Los Angeles County Jail Home Detention Program a Failure

by Christopher Zoukis

The Los Angeles County Jail's early release program began in the late 1980s as a result of an adverse finding by a federal judge that the jail’s overcrowding amounted to an 8th Amendment violation for cruel and unusual punishment. Since that time, several early release programs have been attempted, but many have failed. The latest early release program to run into disgrace concerns home detention.

In 2007, L.A. County Sheriff Lee Baca obtained special authorization from the state legislature to enact an early release home detention program. The program was to be utilized for nonviolent, low-level, misdemeanor offenders and applied to a projected 2,000 jail prisoners at any one time. The projected cost savings were significant considering that it cost the county around $20 per day to house a prisoner in home confinement compared to $118 per day at the jail. Plus, such costs could be transferred from the county to the home detention program participant. Unfortunately, the program has been increasingly underutilized. Between February 2009 and November 2010, approximately 1,200 jail prisoners were accepted into the program. As of March 2010, only 225 jail prisoners were involved in the program, and as of late October 2013, there were only 77 participants.

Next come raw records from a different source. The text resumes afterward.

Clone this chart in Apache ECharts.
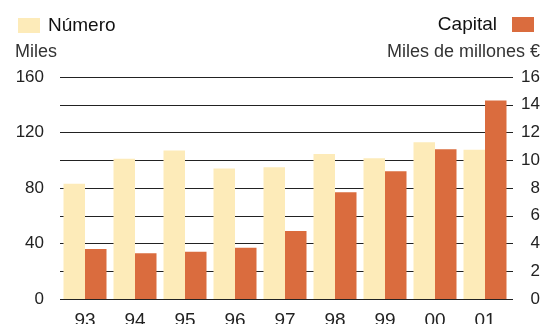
<!DOCTYPE html>
<html>
<head>
<meta charset="utf-8">
<script src="https://cdn.jsdelivr.net/npm/echarts@6/dist/echarts.min.js"></script>
<style>
  html, body { margin: 0; padding: 0; background: #fff; }
  #chart { width: 543px; height: 324px; }
</style>
</head>
<body>
<div id="chart"></div>
<script>
// años (eje x)
const years = ['93', '94', '95', '96', '97', '98', '99', '00', '01'];
// Número, miles (eje izquierdo)
const numero = [83, 101, 107, 94, 95, 104.5, 101.5, 113, 107.5];
// Capital, miles de millones € (eje derecho)
const capital = [3.6, 3.3, 3.4, 3.7, 4.9, 7.7, 9.2, 10.8, 14.3];

const yellow = '#fdebb9';
const orange = '#da6c3e';
const font = 'Liberation Sans, Arial, sans-serif';

let chart = echarts.init(document.getElementById('chart'));
chart.setOption({
    animation: false,
    textStyle: { fontFamily: font },
    legend: [
        {
            data: ['Número'],
            left: 13, top: 11,
            icon: 'rect',
            itemWidth: 22, itemHeight: 15, itemGap: 8,
            textStyle: { fontSize: 19, color: '#111', fontFamily: font, padding: [0, 0, 0, 3] }
        },
        {
            data: ['Capital'],
            right: 4, top: 10,
            align: 'right',
            icon: 'rect',
            itemWidth: 22, itemHeight: 15,
            textStyle: { fontSize: 19, color: '#111', fontFamily: font, padding: [0, 10, 0, 0] }
        }
    ],
    graphic: [
        { type: 'text', left: 15, top: 43, style: { text: 'Miles', fontSize: 18, fill: '#333', fontFamily: font } },
        { type: 'text', right: 3, top: 43, style: { text: 'Miles de millones €', fontSize: 18, fill: '#333', fontFamily: font } }
    ],
    grid: { left: 60, right: 33, top: 77, bottom: 25, outerBoundsMode: 'none' },
    xAxis: {
        type: 'category',
        data: years,
        axisLine: { show: false },
        axisTick: { show: false },
        axisLabel: { fontSize: 19, color: '#222', margin: 12 }
    },
    yAxis: [
        {
            type: 'value',
            min: 0, max: 160, interval: 20,
            axisLine: { show: false },
            axisTick: { show: false },
            splitLine: { lineStyle: { color: '#222', width: 1 } },
            axisLabel: {
                fontSize: 17, color: '#222', margin: 16,
                formatter: v => (v % 40 === 0 ? v : '')
            }
        },
        {
            type: 'value',
            min: 0, max: 16, interval: 2,
            axisLine: { show: false },
            axisTick: { show: true, length: 3, lineStyle: { color: '#222' } },
            splitLine: { show: false },
            axisLabel: { fontSize: 17, color: '#222', margin: 30, align: 'right' }
        }
    ],
    series: [
        {
            name: 'Número',
            type: 'bar',
            data: numero,
            yAxisIndex: 0,
            barGap: '0%',
            barCategoryGap: '14%',
            itemStyle: { color: yellow }
        },
        {
            name: 'Capital',
            type: 'bar',
            data: capital,
            yAxisIndex: 1,
            itemStyle: { color: orange }
        }
    ]
});
</script>
</body>
</html>
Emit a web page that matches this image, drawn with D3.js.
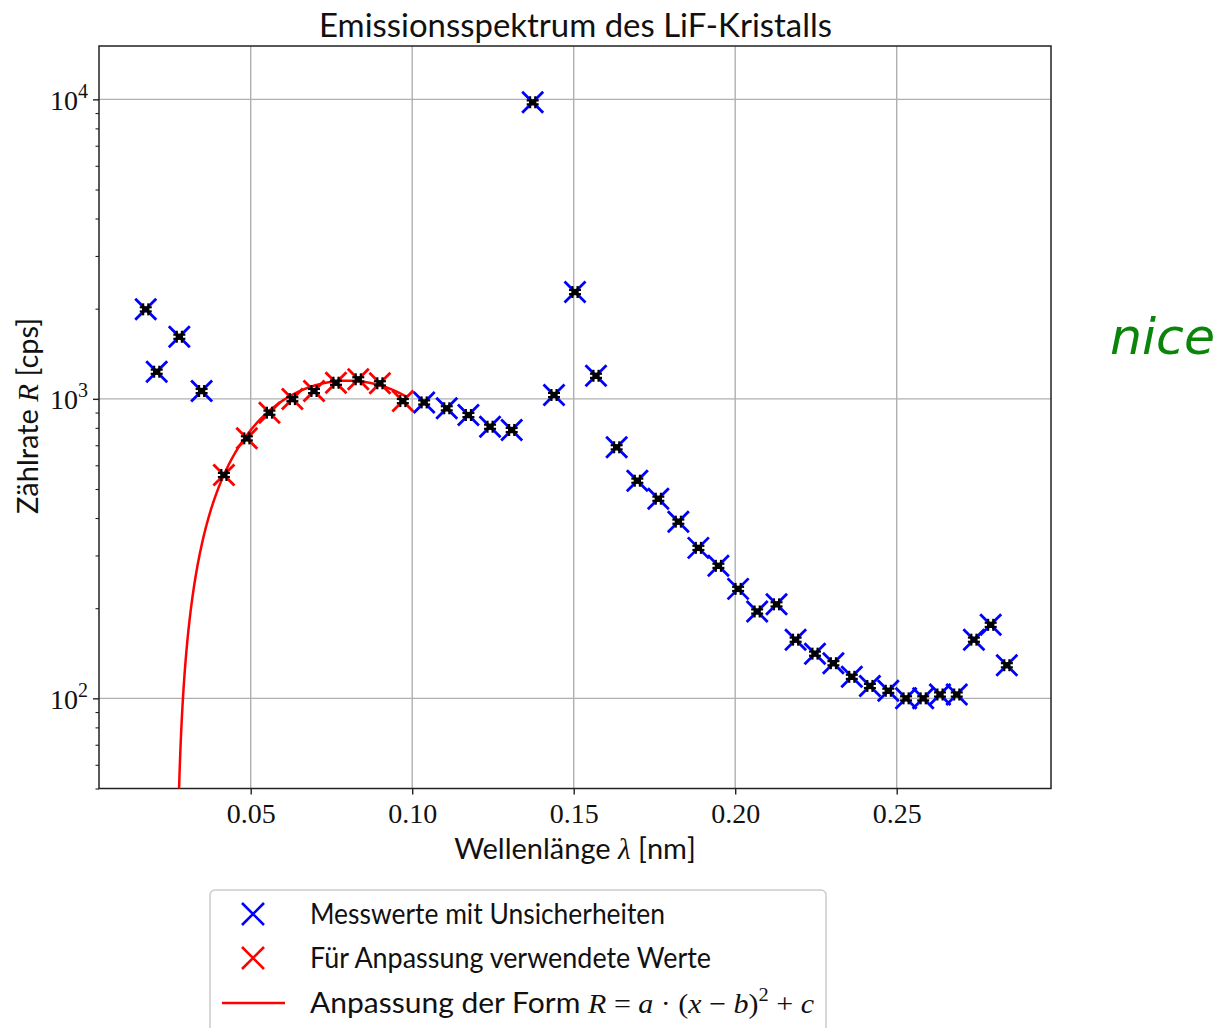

Separate from underuse of the program, came another fatal flaw: the home detention program lacked accountability. Soon jail prisoners determined that it was more advantageous to stay in the jail for a longer stint and be released without any supervision, than to accept placement into the program and have to complete their entire sentence in home detention. After all, jail prisoners who would be accepted into the home detention program are now released after serving as little as 20% of their sentences. Hence, jail prisoners started to assert that they were homeless instead of accepting program placement.

As L.A. County Sheriff's Department Spokesman Steve Whitmore said, "People were gaming the system." As such, the large-scale program was discontinued in late 2010. With the home detention program now in shambles, the L.A. County Sheriff's Department is seeking a new, proven method of reducing overcrowding. One such program being considered is the pretrial release of misdemeanor defendants, who would be electronically monitored pending adjudication of criminal charges.